(Charts and diagrams as code)
# # #

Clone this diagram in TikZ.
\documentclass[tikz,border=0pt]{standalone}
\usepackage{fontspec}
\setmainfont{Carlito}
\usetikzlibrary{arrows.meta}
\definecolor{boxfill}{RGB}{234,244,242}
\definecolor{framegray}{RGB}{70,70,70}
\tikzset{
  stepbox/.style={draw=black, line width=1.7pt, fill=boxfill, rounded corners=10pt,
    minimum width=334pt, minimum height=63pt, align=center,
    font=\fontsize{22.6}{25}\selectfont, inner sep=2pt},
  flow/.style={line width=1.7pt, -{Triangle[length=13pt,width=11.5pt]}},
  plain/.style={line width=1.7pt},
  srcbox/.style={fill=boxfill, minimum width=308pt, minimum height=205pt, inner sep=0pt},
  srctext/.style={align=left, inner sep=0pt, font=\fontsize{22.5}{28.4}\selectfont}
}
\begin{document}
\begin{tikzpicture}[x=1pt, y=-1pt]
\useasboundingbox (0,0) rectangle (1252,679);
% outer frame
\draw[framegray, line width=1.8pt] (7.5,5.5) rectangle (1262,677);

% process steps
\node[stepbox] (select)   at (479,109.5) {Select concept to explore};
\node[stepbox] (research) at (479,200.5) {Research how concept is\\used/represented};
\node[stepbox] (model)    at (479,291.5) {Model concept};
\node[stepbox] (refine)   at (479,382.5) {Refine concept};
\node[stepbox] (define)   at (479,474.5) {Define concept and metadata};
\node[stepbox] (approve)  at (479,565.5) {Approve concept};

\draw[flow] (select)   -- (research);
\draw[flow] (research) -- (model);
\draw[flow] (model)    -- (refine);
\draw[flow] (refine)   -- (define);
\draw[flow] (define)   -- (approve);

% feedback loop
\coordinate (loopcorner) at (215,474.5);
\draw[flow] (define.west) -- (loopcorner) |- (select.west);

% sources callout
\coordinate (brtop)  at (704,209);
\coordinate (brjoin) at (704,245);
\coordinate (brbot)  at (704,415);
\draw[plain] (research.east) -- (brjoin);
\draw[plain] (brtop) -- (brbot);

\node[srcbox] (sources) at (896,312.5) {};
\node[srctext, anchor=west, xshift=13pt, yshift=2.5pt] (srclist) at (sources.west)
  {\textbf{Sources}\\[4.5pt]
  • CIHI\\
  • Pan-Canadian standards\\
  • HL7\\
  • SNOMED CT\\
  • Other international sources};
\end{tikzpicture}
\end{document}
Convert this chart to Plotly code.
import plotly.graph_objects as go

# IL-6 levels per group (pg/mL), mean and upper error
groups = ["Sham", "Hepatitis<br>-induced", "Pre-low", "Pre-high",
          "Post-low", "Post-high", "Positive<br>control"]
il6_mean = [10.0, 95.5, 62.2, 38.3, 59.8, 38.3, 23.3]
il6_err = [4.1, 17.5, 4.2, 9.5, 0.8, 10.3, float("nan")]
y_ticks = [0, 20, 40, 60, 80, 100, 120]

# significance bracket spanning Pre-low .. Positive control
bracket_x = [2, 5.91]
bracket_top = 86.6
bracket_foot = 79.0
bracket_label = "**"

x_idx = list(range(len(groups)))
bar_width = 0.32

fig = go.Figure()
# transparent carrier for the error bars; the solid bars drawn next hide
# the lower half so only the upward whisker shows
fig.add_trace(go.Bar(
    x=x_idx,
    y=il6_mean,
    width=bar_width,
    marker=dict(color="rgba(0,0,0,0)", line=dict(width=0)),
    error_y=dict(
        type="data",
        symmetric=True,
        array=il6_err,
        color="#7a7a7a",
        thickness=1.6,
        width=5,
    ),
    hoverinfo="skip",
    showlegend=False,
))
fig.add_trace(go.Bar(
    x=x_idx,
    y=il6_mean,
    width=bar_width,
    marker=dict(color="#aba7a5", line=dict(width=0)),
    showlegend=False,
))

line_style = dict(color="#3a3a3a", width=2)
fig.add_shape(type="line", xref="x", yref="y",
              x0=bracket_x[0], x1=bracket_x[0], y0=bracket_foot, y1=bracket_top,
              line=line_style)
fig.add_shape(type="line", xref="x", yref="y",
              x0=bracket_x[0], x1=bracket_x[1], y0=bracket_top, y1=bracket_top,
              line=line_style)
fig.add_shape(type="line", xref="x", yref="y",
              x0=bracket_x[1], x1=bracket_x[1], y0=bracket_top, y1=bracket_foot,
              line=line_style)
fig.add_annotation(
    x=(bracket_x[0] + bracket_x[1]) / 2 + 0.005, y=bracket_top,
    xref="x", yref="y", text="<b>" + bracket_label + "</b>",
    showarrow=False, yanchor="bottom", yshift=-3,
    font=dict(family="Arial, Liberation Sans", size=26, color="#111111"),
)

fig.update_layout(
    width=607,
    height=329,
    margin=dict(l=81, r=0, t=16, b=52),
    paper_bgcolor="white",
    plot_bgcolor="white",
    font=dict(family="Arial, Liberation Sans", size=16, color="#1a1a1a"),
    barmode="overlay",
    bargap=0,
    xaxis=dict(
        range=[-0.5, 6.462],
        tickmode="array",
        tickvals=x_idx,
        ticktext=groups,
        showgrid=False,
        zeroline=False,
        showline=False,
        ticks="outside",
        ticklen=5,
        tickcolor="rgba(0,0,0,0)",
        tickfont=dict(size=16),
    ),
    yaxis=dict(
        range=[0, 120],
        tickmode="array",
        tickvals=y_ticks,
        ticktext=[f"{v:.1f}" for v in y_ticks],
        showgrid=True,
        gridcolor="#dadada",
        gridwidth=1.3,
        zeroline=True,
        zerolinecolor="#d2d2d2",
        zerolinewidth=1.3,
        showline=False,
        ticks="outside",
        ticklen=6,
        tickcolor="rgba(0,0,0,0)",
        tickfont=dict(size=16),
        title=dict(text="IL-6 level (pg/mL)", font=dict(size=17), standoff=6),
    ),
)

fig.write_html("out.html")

# # #

— Given instruction —
Return nothing but the lines from the first line of the listing through the line with "import plotly.graph_objects as go", please, keeping every one of them unchanged.

— Answer in full —
Clone this diagram in TikZ.
\documentclass[tikz,border=0pt]{standalone}
\usepackage{fontspec}
\setmainfont{Carlito}
\usetikzlibrary{arrows.meta}
\definecolor{boxfill}{RGB}{234,244,242}
\definecolor{framegray}{RGB}{70,70,70}
\tikzset{
  stepbox/.style={draw=black, line width=1.7pt, fill=boxfill, rounded corners=10pt,
    minimum width=334pt, minimum height=63pt, align=center,
    font=\fontsize{22.6}{25}\selectfont, inner sep=2pt},
  flow/.style={line width=1.7pt, -{Triangle[length=13pt,width=11.5pt]}},
  plain/.style={line width=1.7pt},
  srcbox/.style={fill=boxfill, minimum width=308pt, minimum height=205pt, inner sep=0pt},
  srctext/.style={align=left, inner sep=0pt, font=\fontsize{22.5}{28.4}\selectfont}
}
\begin{document}
\begin{tikzpicture}[x=1pt, y=-1pt]
\useasboundingbox (0,0) rectangle (1252,679);
% outer frame
\draw[framegray, line width=1.8pt] (7.5,5.5) rectangle (1262,677);

% process steps
\node[stepbox] (select)   at (479,109.5) {Select concept to explore};
\node[stepbox] (research) at (479,200.5) {Research how concept is\\used/represented};
\node[stepbox] (model)    at (479,291.5) {Model concept};
\node[stepbox] (refine)   at (479,382.5) {Refine concept};
\node[stepbox] (define)   at (479,474.5) {Define concept and metadata};
\node[stepbox] (approve)  at (479,565.5) {Approve concept};

\draw[flow] (select)   -- (research);
\draw[flow] (research) -- (model);
\draw[flow] (model)    -- (refine);
\draw[flow] (refine)   -- (define);
\draw[flow] (define)   -- (approve);

% feedback loop
\coordinate (loopcorner) at (215,474.5);
\draw[flow] (define.west) -- (loopcorner) |- (select.west);

% sources callout
\coordinate (brtop)  at (704,209);
\coordinate (brjoin) at (704,245);
\coordinate (brbot)  at (704,415);
\draw[plain] (research.east) -- (brjoin);
\draw[plain] (brtop) -- (brbot);

\node[srcbox] (sources) at (896,312.5) {};
\node[srctext, anchor=west, xshift=13pt, yshift=2.5pt] (srclist) at (sources.west)
  {\textbf{Sources}\\[4.5pt]
  • CIHI\\
  • Pan-Canadian standards\\
  • HL7\\
  • SNOMED CT\\
  • Other international sources};
\end{tikzpicture}
\end{document}
Convert this chart to Plotly code.
import plotly.graph_objects as go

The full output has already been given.